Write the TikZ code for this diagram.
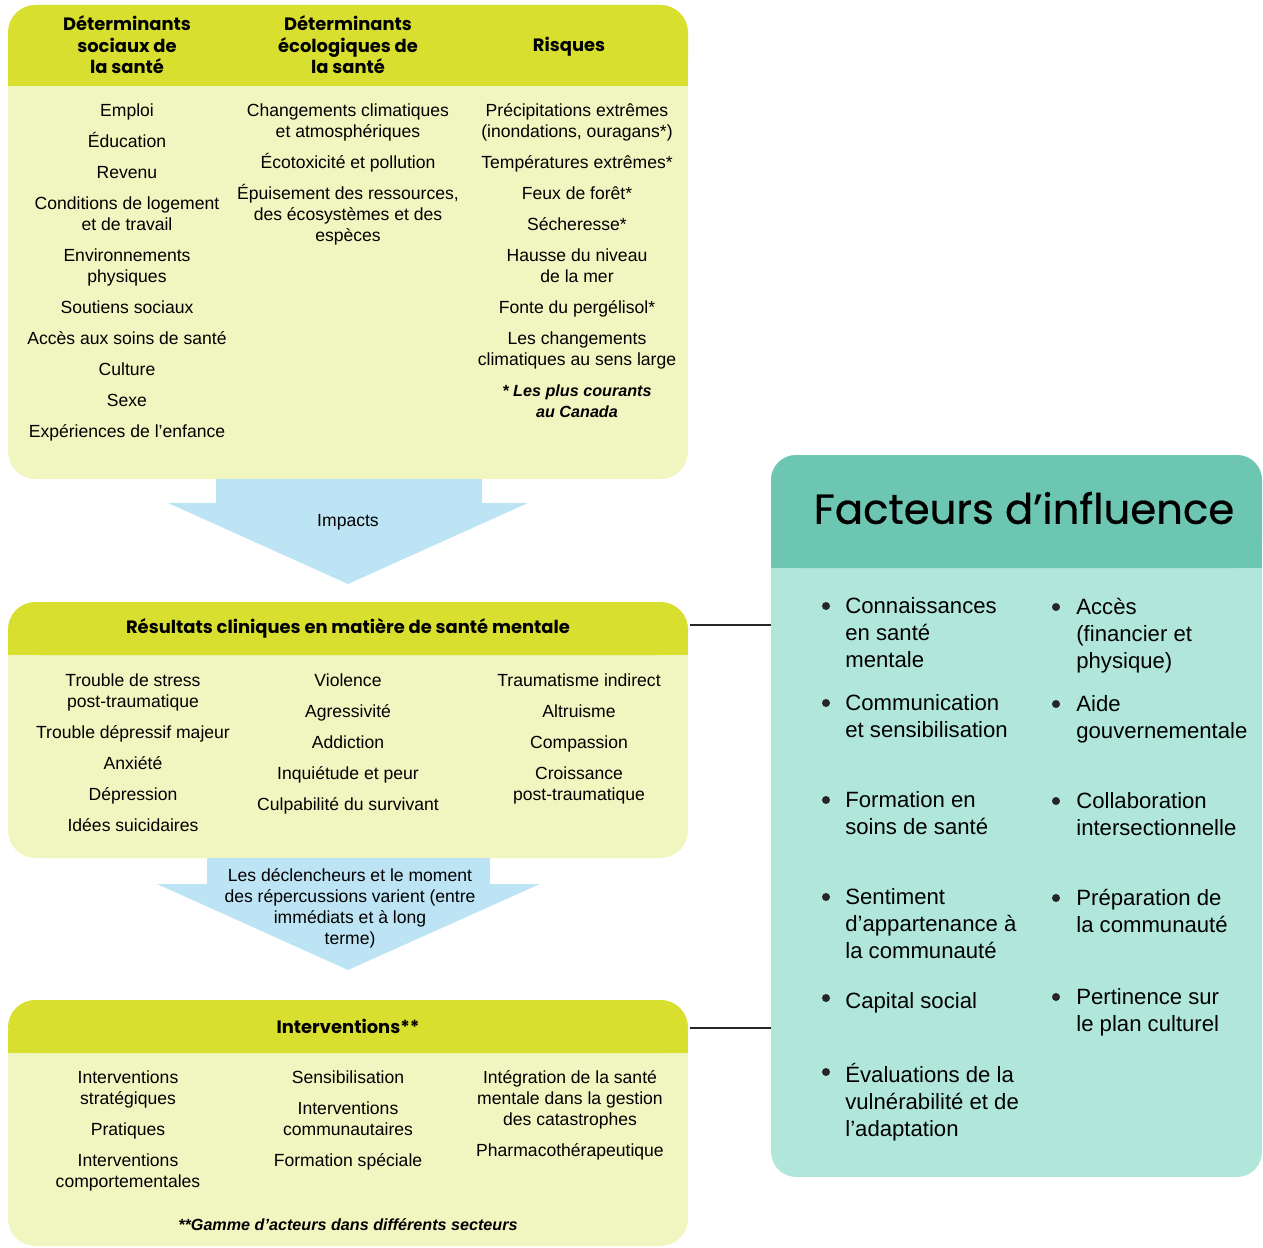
\documentclass[tikz,border=0pt]{standalone}
\usepackage{fontspec}
\setmainfont{Liberation Sans}
\newfontfamily\headfont{Poppins}
\newfontfamily\titlefont[FakeBold=0.6]{Poppins}
\usepackage{xcolor}
\usetikzlibrary{positioning}

\definecolor{headgreen}{HTML}{D8DF2E}
\definecolor{bodygreen}{HTML}{F1F5C0}
\definecolor{arrowblue}{HTML}{BDE4F4}
\definecolor{tealhead}{HTML}{6DC6B1}
\definecolor{tealbody}{HTML}{B1E7DA}

\begin{document}
\begin{tikzpicture}[x=0.02cm, y=-0.02cm,
  boxhead/.style={font=\headfont\bfseries\fontsize{10.2}{12.2}\selectfont, align=center, inner sep=0pt},
  items/.style={font=\fontsize{10}{11.95}\selectfont, align=center, inner sep=0pt, anchor=north, execute at begin node=\strut},
  factitem/.style={font=\fontsize{12.6}{15.3}\selectfont, align=left, inner sep=0pt, anchor=north west, execute at begin node=\strut},
  dot/.style={circle, fill=black!85, inner sep=0pt, minimum size=0.16cm},
  link/.style={line width=0.9pt, black!85}]
  \useasboundingbox (0,0) rectangle (1263,1247);

  % Box 1: determinants and risks
  \fill[bodygreen, rounded corners=0.55cm] (8,5) rectangle (688,479);
  \fill[headgreen, rounded corners=0.55cm] (8,5) rectangle (688,86);
  \fill[headgreen] (8,50) rectangle (688,86);
  \node[boxhead] (hsoc) at (127,45) {Déterminants\\sociaux de\\la santé};
  \node[boxhead] (heco) at (348,45) {Déterminants\\écologiques de\\la santé};
  \node[boxhead] (hrisk) at (569,47) {Risques};

  \node[items] (soc) at (127,103) {Emploi\\[2mm]Éducation\\[2mm]Revenu\\[2mm]Conditions de logement\\et de travail\\[2mm]Environnements\\physiques\\[2mm]Soutiens sociaux\\[2mm]Accès aux soins de santé\\[2mm]Culture\\[2mm]Sexe\\[2mm]Expériences de l’enfance};
  \node[items] (eco) at (348,103) {Changements climatiques\\et atmosphériques\\[2mm]Écotoxicité et pollution\\[2mm]Épuisement des ressources,\\des écosystèmes et des\\espèces};
  \node[items] (risk) at (577,103) {Précipitations extrêmes\\(inondations, ouragans*)\\[2mm]Températures extrêmes*\\[2mm]Feux de forêt*\\[2mm]Sécheresse*\\[2mm]Hausse du niveau\\de la mer\\[2mm]Fonte du pergélisol*\\[2mm]Les changements\\climatiques au sens large\\[2mm]{\fontsize{9.2}{11.95}\selectfont\bfseries\itshape * Les plus courants}\\{\fontsize{9.2}{11.95}\selectfont\bfseries\itshape au Canada}};

  % Arrow 1
  \fill[arrowblue] (216,479) -- (482,479) -- (482,503) -- (528,503) -- (348,584) -- (168,503) -- (216,503) -- cycle;
  \node[font=\fontsize{10}{11.95}\selectfont] (impacts) at (348,522) {Impacts};

  % Box 2: clinical outcomes
  \fill[bodygreen, rounded corners=0.55cm] (8,602) rectangle (688,858);
  \fill[headgreen, rounded corners=0.55cm] (8,602) rectangle (688,655);
  \fill[headgreen] (8,630) rectangle (688,655);
  \node[boxhead] (hres) at (348,628) {Résultats cliniques en matière de santé mentale};
  \coordinate (resout) at (690,625);

  \node[items] (res1) at (133,673) {Trouble de stress\\post-traumatique\\[2mm]Trouble dépressif majeur\\[2mm]Anxiété\\[2mm]Dépression\\[2mm]Idées suicidaires};
  \node[items] (res2) at (348,673) {Violence\\[2mm]Agressivité\\[2mm]Addiction\\[2mm]Inquiétude et peur\\[2mm]Culpabilité du survivant};
  \node[items] (res3) at (579,673) {Traumatisme indirect\\[2mm]Altruisme\\[2mm]Compassion\\[2mm]Croissance\\post-traumatique};

  % Arrow 2
  \fill[arrowblue] (207,858) -- (490,858) -- (490,884) -- (540,884) -- (348,970) -- (157,884) -- (207,884) -- cycle;
  \node[font=\fontsize{10}{11.95}\selectfont, align=center] (timing) at (350,908) {Les déclencheurs et le moment\\des répercussions varient (entre\\immédiats et à long\\terme)};

  % Box 3: interventions
  \fill[bodygreen, rounded corners=0.55cm] (8,1000) rectangle (688,1246);
  \fill[headgreen, rounded corners=0.55cm] (8,1000) rectangle (688,1053);
  \fill[headgreen] (8,1030) rectangle (688,1053);
  \node[boxhead] (hint) at (348,1026) {Interventions**};
  \coordinate (intout) at (690,1028);

  \node[items] (int1) at (128,1070) {Interventions\\stratégiques\\[2mm]Pratiques\\[2mm]Interventions\\comportementales};
  \node[items] (int2) at (348,1070) {Sensibilisation\\[2mm]Interventions\\communautaires\\[2mm]Formation spéciale};
  \node[items] (int3) at (570,1070) {Intégration de la santé\\mentale dans la gestion\\des catastrophes\\[2mm]Pharmacothérapeutique};
  \node[font=\fontsize{9.2}{11.95}\selectfont\bfseries\itshape] (note) at (348,1225) {**Gamme d’acteurs dans différents secteurs};

  % Panel: influencing factors
  \node[fill=tealbody, rounded corners=0.5cm, minimum width=9.82cm, minimum height=14.44cm, inner sep=0pt] (fact) at (1016.5,816) {};
  \fill[tealhead, rounded corners=0.5cm] (771,455) rectangle (1262,568);
  \fill[tealhead] (771,520) rectangle (1262,568);
  \node[font=\titlefont\fontsize{23.8}{28}\selectfont] (title) at (1024,508) {Facteurs d’influence};

  \node[dot] at (826,606) {};
  \node[factitem] (f1) at (845,597) {Connaissances\\en santé\\mentale};
  \node[dot] at (826,703) {};
  \node[factitem] (f2) at (845,694) {Communication\\et sensibilisation};
  \node[dot] at (826,800) {};
  \node[factitem] (f3) at (845,791) {Formation en\\soins de santé};
  \node[dot] at (826,897) {};
  \node[factitem] (f4) at (845,888) {Sentiment\\d’appartenance à\\la communauté};
  \node[dot] at (826,998) {};
  \node[factitem] (f5) at (845,989) {Capital social};
  \node[dot] at (826,1072) {};
  \node[factitem] (f6) at (845,1063) {Évaluations de la\\vulnérabilité et de\\l’adaptation};

  \node[dot] at (1056,607) {};
  \node[factitem] (g1) at (1076,598) {Accès\\(financier et\\physique)};
  \node[dot] at (1056,704) {};
  \node[factitem] (g2) at (1076,695) {Aide\\gouvernementale};
  \node[dot] at (1056,801) {};
  \node[factitem] (g3) at (1076,792) {Collaboration\\intersectionnelle};
  \node[dot] at (1056,898) {};
  \node[factitem] (g4) at (1076,889) {Préparation de\\la communauté};
  \node[dot] at (1056,997) {};
  \node[factitem] (g5) at (1076,988) {Pertinence sur\\le plan culturel};

  % Links to the panel
  \draw[link] (resout) -- (resout -| fact.west);
  \draw[link] (intout) -- (intout -| fact.west);
\end{tikzpicture}
\end{document}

#####

Repeat the data exactly, excluding the pictures.

Write the TikZ code for this diagram.
\documentclass[tikz,border=0pt]{standalone}
\usepackage{fontspec}
\setmainfont{Liberation Sans}
\newfontfamily\headfont{Poppins}
\newfontfamily\titlefont[FakeBold=0.6]{Poppins}
\usepackage{xcolor}
\usetikzlibrary{positioning}

\definecolor{headgreen}{HTML}{D8DF2E}
\definecolor{bodygreen}{HTML}{F1F5C0}
\definecolor{arrowblue}{HTML}{BDE4F4}
\definecolor{tealhead}{HTML}{6DC6B1}
\definecolor{tealbody}{HTML}{B1E7DA}

\begin{document}
\begin{tikzpicture}[x=0.02cm, y=-0.02cm,
  boxhead/.style={font=\headfont\bfseries\fontsize{10.2}{12.2}\selectfont, align=center, inner sep=0pt},
  items/.style={font=\fontsize{10}{11.95}\selectfont, align=center, inner sep=0pt, anchor=north, execute at begin node=\strut},
  factitem/.style={font=\fontsize{12.6}{15.3}\selectfont, align=left, inner sep=0pt, anchor=north west, execute at begin node=\strut},
  dot/.style={circle, fill=black!85, inner sep=0pt, minimum size=0.16cm},
  link/.style={line width=0.9pt, black!85}]
  \useasboundingbox (0,0) rectangle (1263,1247);

  % Box 1: determinants and risks
  \fill[bodygreen, rounded corners=0.55cm] (8,5) rectangle (688,479);
  \fill[headgreen, rounded corners=0.55cm] (8,5) rectangle (688,86);
  \fill[headgreen] (8,50) rectangle (688,86);
  \node[boxhead] (hsoc) at (127,45) {Déterminants\\sociaux de\\la santé};
  \node[boxhead] (heco) at (348,45) {Déterminants\\écologiques de\\la santé};
  \node[boxhead] (hrisk) at (569,47) {Risques};

  \node[items] (soc) at (127,103) {Emploi\\[2mm]Éducation\\[2mm]Revenu\\[2mm]Conditions de logement\\et de travail\\[2mm]Environnements\\physiques\\[2mm]Soutiens sociaux\\[2mm]Accès aux soins de santé\\[2mm]Culture\\[2mm]Sexe\\[2mm]Expériences de l’enfance};
  \node[items] (eco) at (348,103) {Changements climatiques\\et atmosphériques\\[2mm]Écotoxicité et pollution\\[2mm]Épuisement des ressources,\\des écosystèmes et des\\espèces};
  \node[items] (risk) at (577,103) {Précipitations extrêmes\\(inondations, ouragans*)\\[2mm]Températures extrêmes*\\[2mm]Feux de forêt*\\[2mm]Sécheresse*\\[2mm]Hausse du niveau\\de la mer\\[2mm]Fonte du pergélisol*\\[2mm]Les changements\\climatiques au sens large\\[2mm]{\fontsize{9.2}{11.95}\selectfont\bfseries\itshape * Les plus courants}\\{\fontsize{9.2}{11.95}\selectfont\bfseries\itshape au Canada}};

  % Arrow 1
  \fill[arrowblue] (216,479) -- (482,479) -- (482,503) -- (528,503) -- (348,584) -- (168,503) -- (216,503) -- cycle;
  \node[font=\fontsize{10}{11.95}\selectfont] (impacts) at (348,522) {Impacts};

  % Box 2: clinical outcomes
  \fill[bodygreen, rounded corners=0.55cm] (8,602) rectangle (688,858);
  \fill[headgreen, rounded corners=0.55cm] (8,602) rectangle (688,655);
  \fill[headgreen] (8,630) rectangle (688,655);
  \node[boxhead] (hres) at (348,628) {Résultats cliniques en matière de santé mentale};
  \coordinate (resout) at (690,625);

  \node[items] (res1) at (133,673) {Trouble de stress\\post-traumatique\\[2mm]Trouble dépressif majeur\\[2mm]Anxiété\\[2mm]Dépression\\[2mm]Idées suicidaires};
  \node[items] (res2) at (348,673) {Violence\\[2mm]Agressivité\\[2mm]Addiction\\[2mm]Inquiétude et peur\\[2mm]Culpabilité du survivant};
  \node[items] (res3) at (579,673) {Traumatisme indirect\\[2mm]Altruisme\\[2mm]Compassion\\[2mm]Croissance\\post-traumatique};

  % Arrow 2
  \fill[arrowblue] (207,858) -- (490,858) -- (490,884) -- (540,884) -- (348,970) -- (157,884) -- (207,884) -- cycle;
  \node[font=\fontsize{10}{11.95}\selectfont, align=center] (timing) at (350,908) {Les déclencheurs et le moment\\des répercussions varient (entre\\immédiats et à long\\terme)};

  % Box 3: interventions
  \fill[bodygreen, rounded corners=0.55cm] (8,1000) rectangle (688,1246);
  \fill[headgreen, rounded corners=0.55cm] (8,1000) rectangle (688,1053);
  \fill[headgreen] (8,1030) rectangle (688,1053);
  \node[boxhead] (hint) at (348,1026) {Interventions**};
  \coordinate (intout) at (690,1028);

  \node[items] (int1) at (128,1070) {Interventions\\stratégiques\\[2mm]Pratiques\\[2mm]Interventions\\comportementales};
  \node[items] (int2) at (348,1070) {Sensibilisation\\[2mm]Interventions\\communautaires\\[2mm]Formation spéciale};
  \node[items] (int3) at (570,1070) {Intégration de la santé\\mentale dans la gestion\\des catastrophes\\[2mm]Pharmacothérapeutique};
  \node[font=\fontsize{9.2}{11.95}\selectfont\bfseries\itshape] (note) at (348,1225) {**Gamme d’acteurs dans différents secteurs};

  % Panel: influencing factors
  \node[fill=tealbody, rounded corners=0.5cm, minimum width=9.82cm, minimum height=14.44cm, inner sep=0pt] (fact) at (1016.5,816) {};
  \fill[tealhead, rounded corners=0.5cm] (771,455) rectangle (1262,568);
  \fill[tealhead] (771,520) rectangle (1262,568);
  \node[font=\titlefont\fontsize{23.8}{28}\selectfont] (title) at (1024,508) {Facteurs d’influence};

  \node[dot] at (826,606) {};
  \node[factitem] (f1) at (845,597) {Connaissances\\en santé\\mentale};
  \node[dot] at (826,703) {};
  \node[factitem] (f2) at (845,694) {Communication\\et sensibilisation};
  \node[dot] at (826,800) {};
  \node[factitem] (f3) at (845,791) {Formation en\\soins de santé};
  \node[dot] at (826,897) {};
  \node[factitem] (f4) at (845,888) {Sentiment\\d’appartenance à\\la communauté};
  \node[dot] at (826,998) {};
  \node[factitem] (f5) at (845,989) {Capital social};
  \node[dot] at (826,1072) {};
  \node[factitem] (f6) at (845,1063) {Évaluations de la\\vulnérabilité et de\\l’adaptation};

  \node[dot] at (1056,607) {};
  \node[factitem] (g1) at (1076,598) {Accès\\(financier et\\physique)};
  \node[dot] at (1056,704) {};
  \node[factitem] (g2) at (1076,695) {Aide\\gouvernementale};
  \node[dot] at (1056,801) {};
  \node[factitem] (g3) at (1076,792) {Collaboration\\intersectionnelle};
  \node[dot] at (1056,898) {};
  \node[factitem] (g4) at (1076,889) {Préparation de\\la communauté};
  \node[dot] at (1056,997) {};
  \node[factitem] (g5) at (1076,988) {Pertinence sur\\le plan culturel};

  % Links to the panel
  \draw[link] (resout) -- (resout -| fact.west);
  \draw[link] (intout) -- (intout -| fact.west);
\end{tikzpicture}
\end{document}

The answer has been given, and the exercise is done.